Mit viel Liebe zum Detail und einem ausserordentlichen Gespür für eine kunstvoll-ästhetische Umsetzung, wagt Knuchel diese sehr persönliche, aberwitzige Reise. Unzählige Fotos und Super-8-Aufnahmen aus dem Familienarchiv vermengt er dabei dramaturgisch geschickt mit gegenwärtigen Aufnahmen: Szenen, die ihn bei seinem Roadtrip zu früheren Wohnorten zeigen. Jene kunstvolle Inszenierung zeigt sich, wenn er etwa die Fotos nicht einfach nur einblendet, sondern verspielt über den Bildschirm wandern lässt. Oder sie in moderne, farbintensive 3D-Fotos transformiert, die mit räumlicher Tiefe und Detailfülle beeindrucken.

Neben den Gesprächen mit einigen Familienmitgliedern gibt es nachgestellte Spielszenen tatsächlicher, früherer Ereignisse, in denen Knuchel selbst die Hauptrolle spielt. Plötzlich ist der Regisseur dann wieder der fünfjährige Junge, der sich heimlich auf eine Hausparty der Eltern schleicht und die angeheiterte Party-Gesellschaft unter anderem bei skurrilen Schliessmuskel-Experimenten beobachtet.

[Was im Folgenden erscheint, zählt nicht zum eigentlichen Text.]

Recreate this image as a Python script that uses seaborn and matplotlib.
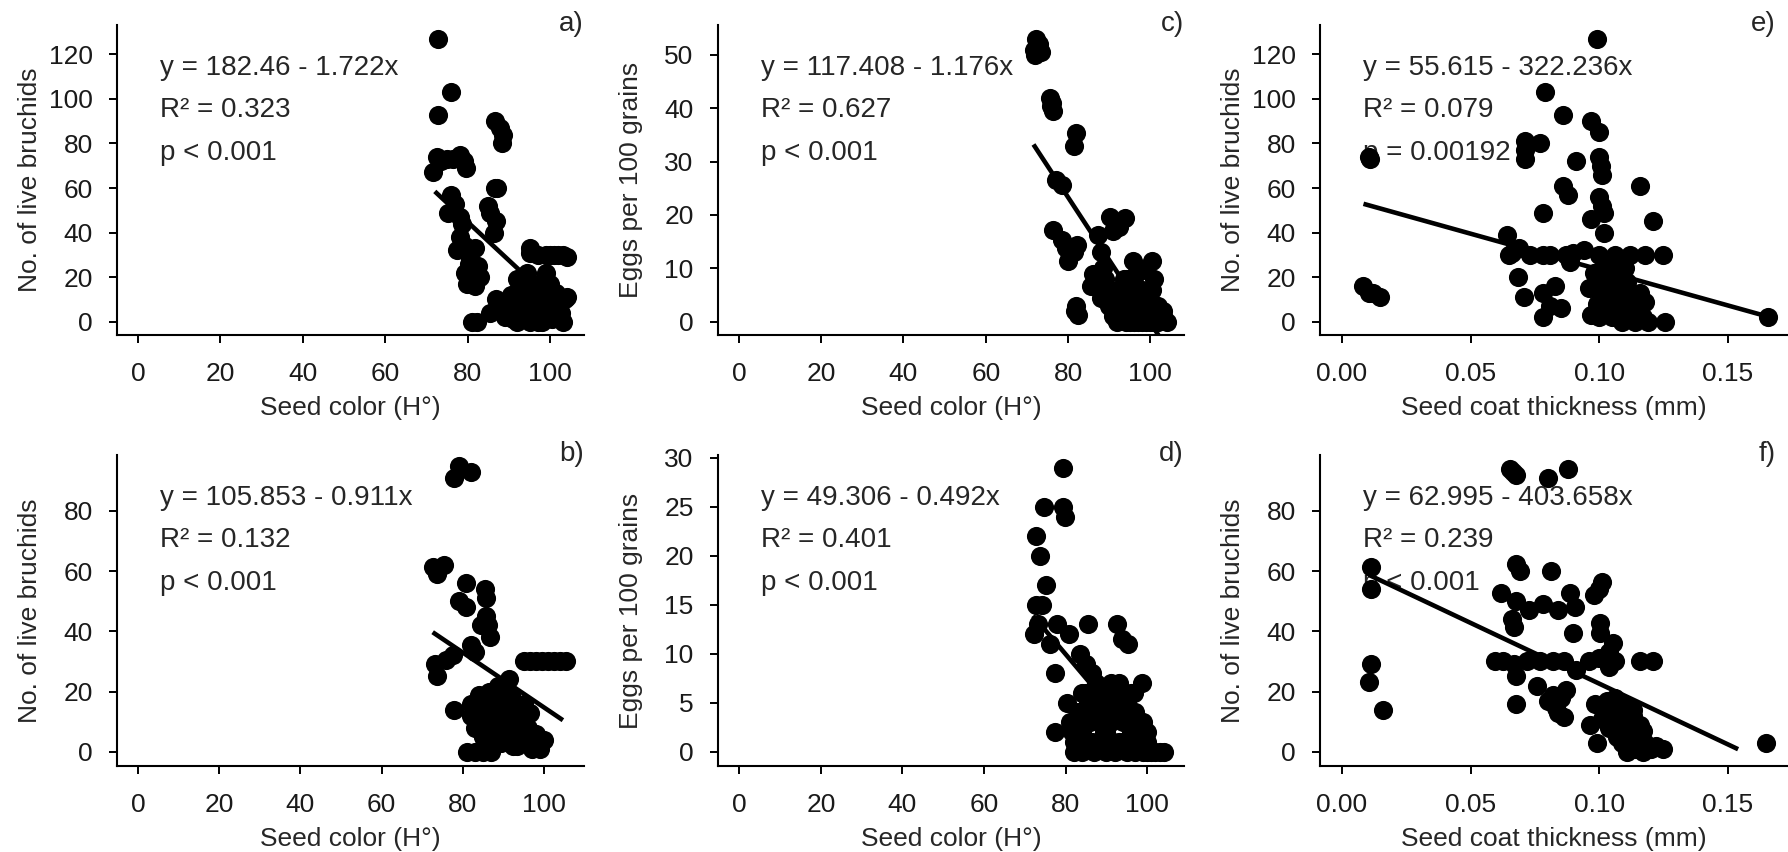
import numpy as np
import matplotlib
matplotlib.use("Agg")
import matplotlib.pyplot as plt
import seaborn as sns

# ---- data ----
# a) seed color vs live bruchids (set 1)
a_x = [72.7, 76, 72.7, 86.5, 87.7, 88.5, 88.2, 71.5, 72.5, 73.5, 75, 76.5, 78, 79, 79.5,
       86.5, 87, 76, 77, 75.2, 78, 85.4, 86.8, 86.4, 78, 77.5, 79.4, 81.7, 80.3, 79.4, 82.6,
       79.8, 81.7, 82.2, 81, 85.4, 86.8, 87.5,
       95, 97, 99, 100, 101, 102, 103, 104, 95.2, 94.3, 93, 92, 91, 90, 91, 92, 93, 94, 95,
       96, 96, 97, 97.5, 98, 99, 99.5, 100, 100.5, 101, 102, 103, 103.5, 104, 98, 95, 94, 93,
       96.5, 99, 100, 101.5, 92.5, 90.5, 89, 88,
       91.5, 93.5, 94.5, 95.5, 96.5, 97, 98.5, 99.5, 100.5, 101, 102.5, 93, 95, 97.5, 92, 96,
       83, 80.5, 78.5, 85]
a_y = [127, 103, 93, 90, 87, 84, 80, 67, 74, 72, 73, 73, 75, 72, 69,
       60, 60, 57, 53, 49, 47, 49, 45, 40, 38, 32, 34, 33, 26, 22, 25,
       17, 16, 0, 0, 4, 10, 8,
       31, 30, 30, 30, 30, 30, 30, 29, 33, 22, 18, 12, 8, 4, 1, 0, 5, 14, 10,
       6, 2, 0, 12, 18, 8, 15, 4, 1, 10, 6, 0, 10, 11, 0, 0, 3, 9,
       16, 22, 17, 13, 15, 12, 2, 5,
       3, 1, 7, 4, 10, 6, 3, 12, 7, 2, 4, 12, 15, 9, 19, 13,
       20, 28, 44, 52]

# c) seed color vs eggs per 100 grains (set 1)
c_x = [72.2, 73, 72, 73.5, 71.8, 75.5, 76, 76.3, 75.8, 81.9, 81.4, 77.2, 78.6,
       76.3, 78.6, 79.5, 80, 82.3, 81.5, 81.9, 82.4, 81.6,
       87.4, 87.9, 86, 85.6, 87.9, 88.5, 89, 90.2, 92.5, 93.9, 91,
       95.8, 99, 100.4, 100.4, 94, 96, 97, 98, 92, 93, 91, 90.5, 101,
       92, 93, 94, 95, 96, 97, 98, 99, 100, 101, 102, 103, 104, 103, 102, 95, 97, 99, 101,
       86.5, 88, 89.5, 90, 94.5, 96.5, 98.5, 93.5, 100, 102, 91.5, 95, 97.5, 99.5]
c_y = [53, 52, 50, 50.5, 51, 42, 41, 39.5, 40.5, 35.3, 33, 26.6, 25.6,
       17.2, 15.3, 13.8, 11.3, 14.4, 13, 3, 1.3, 2,
       16.3, 13.1, 9, 6.6, 5.9, 10, 8, 19.7, 17.8, 19.4, 17,
       11.3, 9.7, 11.3, 5.9, 8, 7, 4, 6, 6, 3, 1, 5, 8,
       0, 1, 0, 2, 0, 1, 0, 2, 0, 1, 0, 2, 0, 1, 2, 0, 0, 0, 0,
       7.5, 4.5, 6, 3, 5, 9, 3, 8, 2, 3, 2, 3.5, 1.5, 4.5]

# e) seed coat thickness vs live bruchids (set 1)
e_x = [0.099, 0.079, 0.086, 0.097, 0.100, 0.077, 0.071, 0.071, 0.071, 0.0107, 0.011, 0.091,
       0.100, 0.1007, 0.101, 0.086, 0.088, 0.116, 0.100, 0.101, 0.078, 0.102, 0.097, 0.121,
       0.102, 0.064,
       0.066, 0.069, 0.073, 0.078, 0.081, 0.087, 0.094, 0.1, 0.106, 0.112, 0.118, 0.125, 0.065, 0.090,
       0.0885, 0.0685, 0.0707, 0.078, 0.083, 0.081, 0.085, 0.078,
       0.096, 0.097, 0.099, 0.100, 0.101, 0.102, 0.103, 0.104, 0.105, 0.106, 0.107, 0.108, 0.109,
       0.110, 0.111, 0.112, 0.113, 0.114, 0.115, 0.116, 0.117, 0.118, 0.119, 0.105, 0.110, 0.1,
       0.1254, 0.1656, 0.0084, 0.0107, 0.015, 0.012,
       0.103, 0.106, 0.109, 0.112, 0.104, 0.108, 0.111, 0.114, 0.098, 0.107]
e_y = [127, 103, 93, 90, 85, 80, 81, 77, 73, 74, 73, 72,
       74, 70, 66, 61, 57, 61, 56, 52, 49, 49, 46, 45,
       40, 39,
       31, 33, 30, 30, 30, 30, 32, 30, 30, 30, 30, 30, 30, 31,
       27, 20, 11, 13, 16, 7, 6, 2,
       15, 3, 8, 20, 12, 25, 5, 17, 2, 10, 22, 14, 0,
       7, 18, 3, 11, 0, 6, 13, 2, 9, 0, 27, 24, 2,
       0, 2, 16, 13, 11, 13,
       14, 5, 20, 8, 24, 1, 12, 4, 22, 18]

# b) seed color vs live bruchids (set 2)
b_x = [77.8, 79.2, 82.1, 72.6, 75.5, 73.6, 80.7, 79.2, 80.7, 85.4, 85.8, 85.8, 86.3, 86.8,
       84.4, 82.1, 83, 73.1, 73.6, 75.9, 77.5,
       95, 96.5, 98, 99.5, 101, 102.5, 104, 105.5,
       88.7, 87.7, 77.8, 82.1, 84.9, 91.5,
       83, 84, 85, 86, 87, 88, 89, 89.5, 90, 91, 91.5, 92, 93, 93.5, 94, 95, 95.5, 96, 97, 98,
       99, 100, 86.5, 84,
       81, 83, 85, 87, 92.5, 97.2,
       86, 88, 90, 92, 94, 89, 91, 93, 95, 87.5, 96.5, 82]
b_y = [91, 95, 93, 61.5, 62, 59, 56, 50, 48, 54, 51, 45, 42, 38,
       42, 35.5, 33, 29, 25, 30.5, 32,
       30, 30, 30, 30, 30, 30, 30, 30,
       22, 18, 14, 12, 16, 24,
       8, 14, 5, 10, 13, 7, 15, 3, 11, 6, 18, 14, 9, 2, 12, 16, 5, 8, 3, 6,
       1, 4, 20, 19,
       0, 0, 0, 0, 2, 1,
       16, 11, 8, 19, 6, 21, 13, 4, 11, 3, 13, 16]

# d) seed color vs eggs per 100 grains (set 2)
d_x = [79.4, 74.7, 79.4, 79.8, 72.8, 73.7, 75.1, 72.8, 74.2, 72.3, 73.2, 77.9, 85.5, 92.5,
       76.1, 80.8, 83.6, 93.9, 95.3, 77.5, 85, 86.4, 80.3, 77.5, 98.6, 96.7,
       81, 82, 83, 84, 85, 86, 87, 88, 89, 90, 91, 92, 93, 94, 95, 96, 97, 98, 99, 100,
       87.5, 89, 91, 93,
       82, 84, 87, 90, 92, 95, 97, 99, 100, 101, 102, 103, 104,
       81.5, 83.5, 85.5, 86.5, 88.5, 90.5, 91.5, 93.5, 94.5, 96, 97.5, 84, 86, 88, 90, 92,
       94, 96, 98, 100, 89.5]
d_y = [29, 25, 25, 24, 22, 20, 17, 15, 15, 12, 13, 13, 13, 13,
       11, 12, 10, 11.5, 11, 8, 9, 8, 5, 2, 7, 6,
       3, 1, 4, 2, 6, 3, 5, 1, 6, 2, 7, 4, 7, 3, 5, 2, 4, 1, 3, 1,
       7, 4, 3, 1,
       0, 0, 0, 0, 0, 0, 0, 0, 0, 0, 0, 0, 0,
       2, 3, 5, 1, 3, 5, 1, 5, 6, 4, 2, 6, 4, 6, 4, 6,
       1, 6, 3, 2, 2]

# f) seed coat thickness vs live bruchids (set 2)
f_x = [0.0655, 0.0677, 0.0665, 0.0802, 0.0877,
       0.0114, 0.0114, 0.0678, 0.0692, 0.0812, 0.0618, 0.1011, 0.0981, 0.1,
       0.0678, 0.0729, 0.0781, 0.084, 0.0885, 0.0907, 0.0663, 0.067, 0.09, 0.1003, 0.1003,
       0.1055, 0.104,
       0.0596, 0.0626, 0.067, 0.072, 0.077, 0.082, 0.0865, 0.096, 0.1, 0.106, 0.116, 0.121,
       0.104, 0.091,
       0.0114, 0.0107, 0.0158,
       0.0678, 0.076, 0.0678, 0.0802, 0.087, 0.0863, 0.0833, 0.085,
       0.0985, 0.0963, 0.0993,
       0.102, 0.104, 0.106, 0.108, 0.109, 0.110, 0.111, 0.112, 0.113, 0.114, 0.115, 0.116,
       0.117, 0.118, 0.12, 0.122, 0.107, 0.105,
       0.165, 0.1249,
       0.103, 0.107, 0.111, 0.113, 0.101, 0.117, 0.084, 0.082]
f_y = [94, 92, 93, 91, 94,
       61.5, 54, 62.5, 60, 60, 52.6, 56.5, 52, 54,
       50, 47, 49, 47, 52.6, 48, 44, 41.6, 39.3, 42.7, 39.3,
       36, 33,
       30, 30, 29, 30, 30, 30, 30, 30, 31, 30, 30, 30,
       28, 27,
       29, 23, 14,
       25, 22, 16, 17, 20.5, 11.6, 14.4, 18,
       16, 9, 3,
       14, 8, 18, 11, 3, 15, 0, 7, 12, 1, 5, 9,
       0, 3, 1, 2, 5, 12,
       3, 1,
       17, 10, 4, 14, 11, 7, 13, 19]

# fitted lines (intercept, slope) and x span of each fitted line
intercepts = [182.46, 117.408, 55.615, 105.853, 49.306, 62.995]
slopes = [-1.722, -1.176, -322.236, -0.911, -0.492, -403.658]
line_spans = [(72, 104), (71.6, 104), (0.0084, 0.1656), (72.6, 104.7), (72, 100), (0.0105, 0.154)]
stats_text = [
    ["y = 182.46 - 1.722x", "R² = 0.323", "p < 0.001"],
    ["y = 117.408 - 1.176x", "R² = 0.627", "p < 0.001"],
    ["y = 55.615 - 322.236x", "R² = 0.079", "p = 0.00192"],
    ["y = 105.853 - 0.911x", "R² = 0.132", "p < 0.001"],
    ["y = 49.306 - 0.492x", "R² = 0.401", "p < 0.001"],
    ["y = 62.995 - 403.658x", "R² = 0.239", "p < 0.001"],
]
panel_tags = ["a)", "c)", "e)", "b)", "d)", "f)"]
x_labels = ["Seed color (H°)", "Seed color (H°)", "Seed coat thickness (mm)"] * 2
y_labels = ["No. of live bruchids", "Eggs per 100 grains", "No. of live bruchids",
            "No. of live bruchids", "Eggs per 100 grains", "No. of live bruchids"]
xs = [a_x, c_x, e_x, b_x, d_x, f_x]
ys = [a_y, c_y, e_y, b_y, d_y, f_y]

# ---- style ----
sns.set_style("ticks")
plt.rcParams['font.family'] = ['Liberation Sans', 'DejaVu Sans']

fig = plt.figure(figsize=(17.88, 8.52), dpi=100)

lefts = [117, 718, 1320]
widths = [467, 466, 467]
rows = [(25, 335), (455, 766)]
W, H = 1788, 852

xlims = [(-5.1, 108.2), (-5.1, 108.2), (-0.0085, 0.173),
         (-5.2, 109.9), (-5.2, 109.0), (-0.0085, 0.173)]
ylims = [(-6.0, 133.2), (-2.5, 55.6), (-6.0, 133.2),
         (-4.75, 98.6), (-1.47, 30.3), (-4.75, 98.6)]
yticks = [np.arange(0, 121, 20), np.arange(0, 51, 10), np.arange(0, 121, 20),
          np.arange(0, 81, 20), np.arange(0, 31, 5), np.arange(0, 81, 20)]
tag_x = [1.0, 1.0, 0.975, 1.0, 1.0, 0.975]

for i in range(6):
    r, c = divmod(i, 3)
    top, bot = rows[r]
    ax = fig.add_axes([lefts[c] / W, 1 - bot / H, widths[c] / W, (bot - top) / H])

    # regression line
    x0, x1 = line_spans[i]
    lx = np.array([x0, x1])
    ax.plot(lx, intercepts[i] + slopes[i] * lx, color='black', lw=3.3, zorder=2,
            solid_capstyle='butt')

    sns.scatterplot(x=xs[i], y=ys[i], ax=ax, color='black', s=190, linewidth=0,
                    zorder=3, legend=False)

    for txt, yy in zip(stats_text[i], [0.839, 0.704, 0.565]):
        ax.text(0.092, yy, txt, transform=ax.transAxes, fontsize=20,
                va='baseline', ha='left', zorder=1)
    ax.text(tag_x[i], 0.98, panel_tags[i], transform=ax.transAxes, fontsize=20,
            va='baseline', ha='right', clip_on=False)

    ax.set_xlim(*xlims[i])
    ax.set_ylim(*ylims[i])
    ax.set_yticks(yticks[i])
    if c == 2:
        ax.set_xticks([0, 0.05, 0.10, 0.15])
        ax.set_xticklabels(["0.00", "0.05", "0.10", "0.15"])
    else:
        ax.set_xticks(np.arange(0, 101, 20))

    ax.set_xlabel(x_labels[i], fontsize=19)
    ax.set_ylabel(y_labels[i], fontsize=19)
    ax.xaxis.set_label_coords(0.5, -0.197)
    ax.yaxis.set_label_coords(-0.16, 0.5)

    for s in ['top', 'right']:
        ax.spines[s].set_visible(False)
    for s in ['left', 'bottom']:
        ax.spines[s].set_linewidth(1.5)
        ax.spines[s].set_color('black')
    ax.tick_params(axis='both', direction='out', length=6, width=1.4,
                   color='black', labelsize=19, labelcolor='#1a1a1a')
    ax.tick_params(axis='x', pad=13.5)
    ax.tick_params(axis='y', pad=11.5)
    ax.set_facecolor('white')

fig.savefig('out.png', dpi=100, facecolor='white')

Quando ero Cloclo steckt voller solcher abseitiger, bizarrer und höchst unterhaltsamer Momente. Auch ganz am Ende, wenn Knuchel noch einmal in die Rolle des von ihm verehrten „Cloclo“ schlüpft und eine besonders schrille Performance an den Tag legt – vor den Augen der Mutter. Diese Szene bringt den exzentrischen Charakter Knuchels wunderbar auf den Punkt. Wer sich an seiner überkandidelten, etwas selbstverliebten Art nicht stört, erlebt 105 sehr amüsante Minuten.